Artistas chinos
Desde los lejanos tiempos de la escuela secundaria, Claudio Barragán tomó muy en serio la tarea de completar mi educación. En aquellos años, durante las pruebas evaluatorias (los parciales) sencillamente se limitaba a soplarme el contenido de la materia en examen para que yo rellenara las páginas suficientes como para obtener el aprobado mínimo. En ocasiones, como mi ignorancia supina de cualquier tema me impedía hacer otra cosa que mirar la hoja en blanco con ojos extraviados por la desesperación, a cambio de completar a pleno su propia tarea dedicaba alguna parte del tiempo fijado a soplarme el contenido íntegro de mi examen. No existe santidad sin renuncia.

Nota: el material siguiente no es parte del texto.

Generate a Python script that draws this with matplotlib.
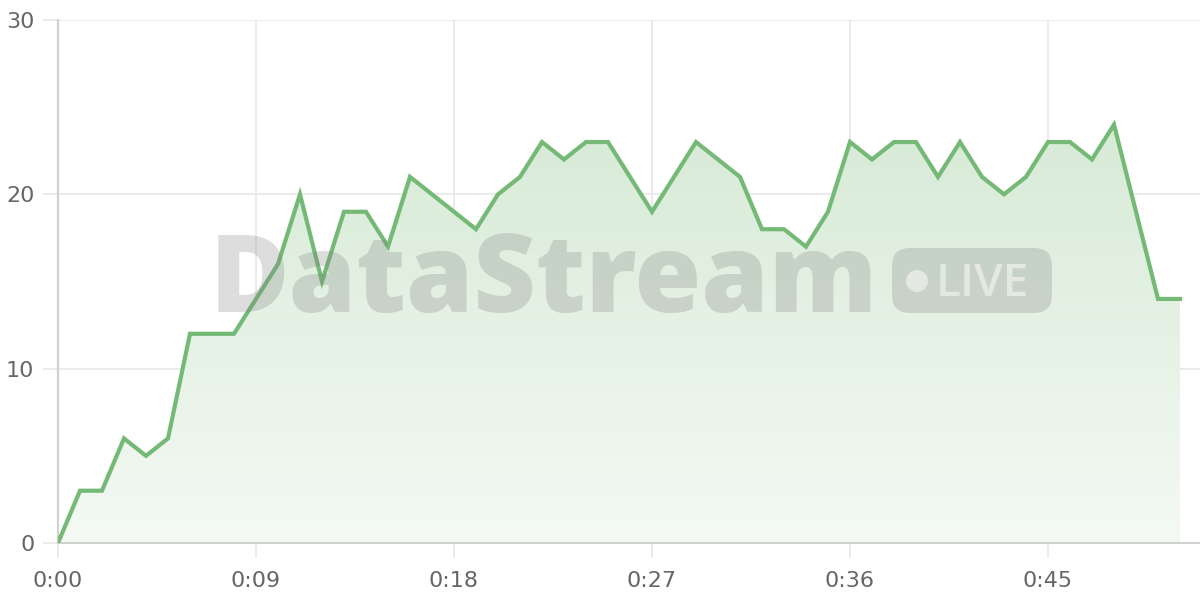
import numpy as np
import matplotlib.pyplot as plt
from matplotlib.colors import LinearSegmentedColormap
from matplotlib.patches import FancyBboxPatch, Circle

# Values per second (0:00 .. 0:51)
seconds = list(range(52))
values = [0, 3, 3, 6, 5, 6, 12, 12, 12, 14, 16, 20, 15, 19, 19, 17, 21, 20, 19, 18,
          20, 21, 23, 22, 23, 23, 21, 19, 21, 23, 22, 21, 18, 18, 17, 19, 23, 22, 23, 23,
          21, 23, 21, 20, 21, 23, 23, 22, 24, 19, 14, 14]
x_ticks = [0, 9, 18, 27, 36, 45]
x_labels = ['0:00', '0:09', '0:18', '0:27', '0:36', '0:45']
y_ticks = [0, 10, 20, 30]

LINE = '#74b976'
GRID = '#e8e8e8'
TEXT = '#666666'

fig = plt.figure(figsize=(12, 6), dpi=100)
ax = fig.add_axes([58 / 1200, 1 - 543 / 600, 1 - 58 / 1200, (543 - 20) / 600])

ax.set_xlim(0, (1200 - 58) / 22)
ax.set_ylim(0, 30)

# gradient fill under the line
poly = ax.fill_between(seconds, values, 0, color='none', lw=0)
grad = np.linspace(0, 1, 256).reshape(-1, 1)
cmap = LinearSegmentedColormap.from_list('g', ['#f4f9f4', '#d6ead5'])
img = ax.imshow(grad, cmap=cmap, aspect='auto', origin='lower',
                extent=[0, seconds[-1], 0, 25], zorder=1)
img.set_clip_path(poly.get_paths()[0], transform=ax.transData)

ax.plot(seconds, values, color=LINE, lw=3, zorder=4, solid_joinstyle='miter')

ax.set_xticks(x_ticks)
ax.set_xticklabels(x_labels)
ax.set_yticks(y_ticks)
ax.grid(True, color=GRID, lw=1.2, zorder=0)
ax.set_axisbelow(True)
ax.tick_params(colors=GRID, labelcolor=TEXT, labelsize=16, length=11, width=1.2)
ax.tick_params(axis='x', pad=9)
ax.tick_params(axis='y', pad=6)
for side in ['top', 'right']:
    ax.spines[side].set_visible(False)
ax.spines['left'].set_color('#d0d0d0')
ax.spines['bottom'].set_color('#d0d0d0')
ax.spines['left'].set_linewidth(1.5)
ax.spines['bottom'].set_linewidth(1.5)

# watermark
fig.text(210, 600 - 312, 'DataStream', fontsize=78, fontweight='heavy', family='Open Sans',
         color='#7f7f7f', alpha=0.26, ha='left', va='baseline', transform=None, zorder=3)
badge = FancyBboxPatch((892 + 18, 600 - 313 + 18), 160 - 36, 65 - 36,
                       boxstyle='round,pad=18', transform=None,
                       fc='#7f7f7f', ec='none', alpha=0.26, zorder=3)
fig.patches.append(badge)
fig.patches.append(Circle((917, 600 - 281), 11, transform=None, fc='white', ec='none',
                          alpha=0.5, zorder=3))
fig.text(936, 600 - 296, 'LIVE', fontsize=33, fontweight='semibold', family='Open Sans',
         color='white', alpha=0.5, ha='left', va='baseline', transform=None, zorder=3)

fig.savefig('out.png', dpi=100)
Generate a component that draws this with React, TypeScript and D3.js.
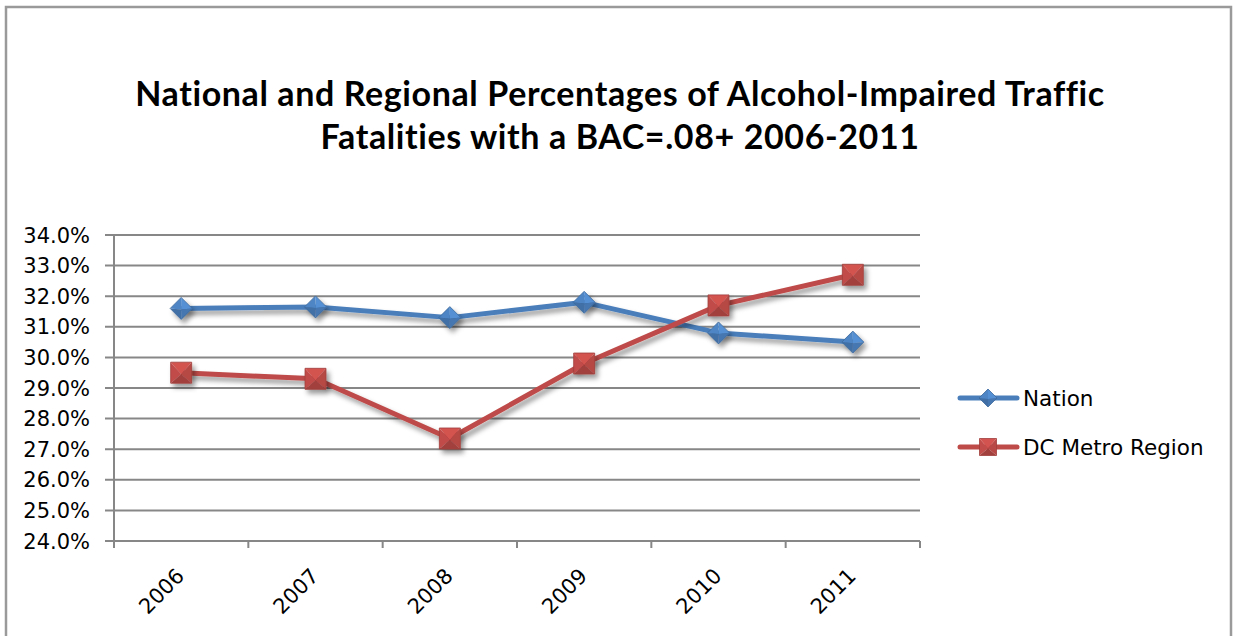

Con el tiempo, su colaboración tomó otros rumbos. Didáctica sobre pintura y escultura y sostenida intervención en mi desarrollo como escritor. Hay gente que sabe de antemano hacia lo que apunta el otro. En más de una ocasión Barragán me llamó y me dijo: “Tengo una novela para vos”, y apenas me refería el argumento (o el asunto), yo me daba cuenta de que había acertado. El otro día, el rayo de su intervención llegó por mail, y era una cita de otro: “Cuando un falsificador toma prestado un cuadro de una colección y al devolverlo no entrega el original sino una copia, no estamos ante un engaño: cada uno tiene el cuadro que se merece. No es la capacidad adquisitiva sino el conocimiento lo que legitima la posesión del cuadro. Si alguien es lo suficientemente crédulo para comprar y disfrutar falsifi- caciones, ¿por qué arruinar las ilusiones de ese pobre hombre?”. Byung-Chul Han, El arte de la falsificación en China, editorial Caja Negra. Por un momento me permití disentir. Le contesté a mi amigo: “El texto de don Byung es simpático pero el razonamiento es sofístico, o si queremos irónico, y tiene una connotación aristocrática bastante repugnante, basada en la capacidad de ‘distinguir’ y en la complacencia con el engaño de la víctima del fraude. Desde luego, quien compra falsificaciones cree estar comprando un original (apostando a su valor económico además del posible valor estético), y dentro de ese marco la copia no tendría valor, salvo que estuviera firmada por un falsificador prestigioso, es decir, alguien que con su trabajo de copiado ganó fama de artista. Pero eso es un desvío del asunto. En cualquier caso, lo que creo es que la copia es siempre más valiosa que el original, porque el falsificador o copista renuncia a la invención y convierte al objeto copiado en su ídolo y su modelo (o al menos en su fuente de ingresos) y por lo tanto lo carga de sentidos inexistentes en el original, que responde a un “impulso originario” (aunque sea a su vez una copia deformada de otro modelo que ignoramos)”. Sucinto, Barragán me contestó: “En China, la idea de originalidad e invención no garpa como en Occidente. La formación del artista pasa por la copia, y copiar bien es su mérito y su orgullo”.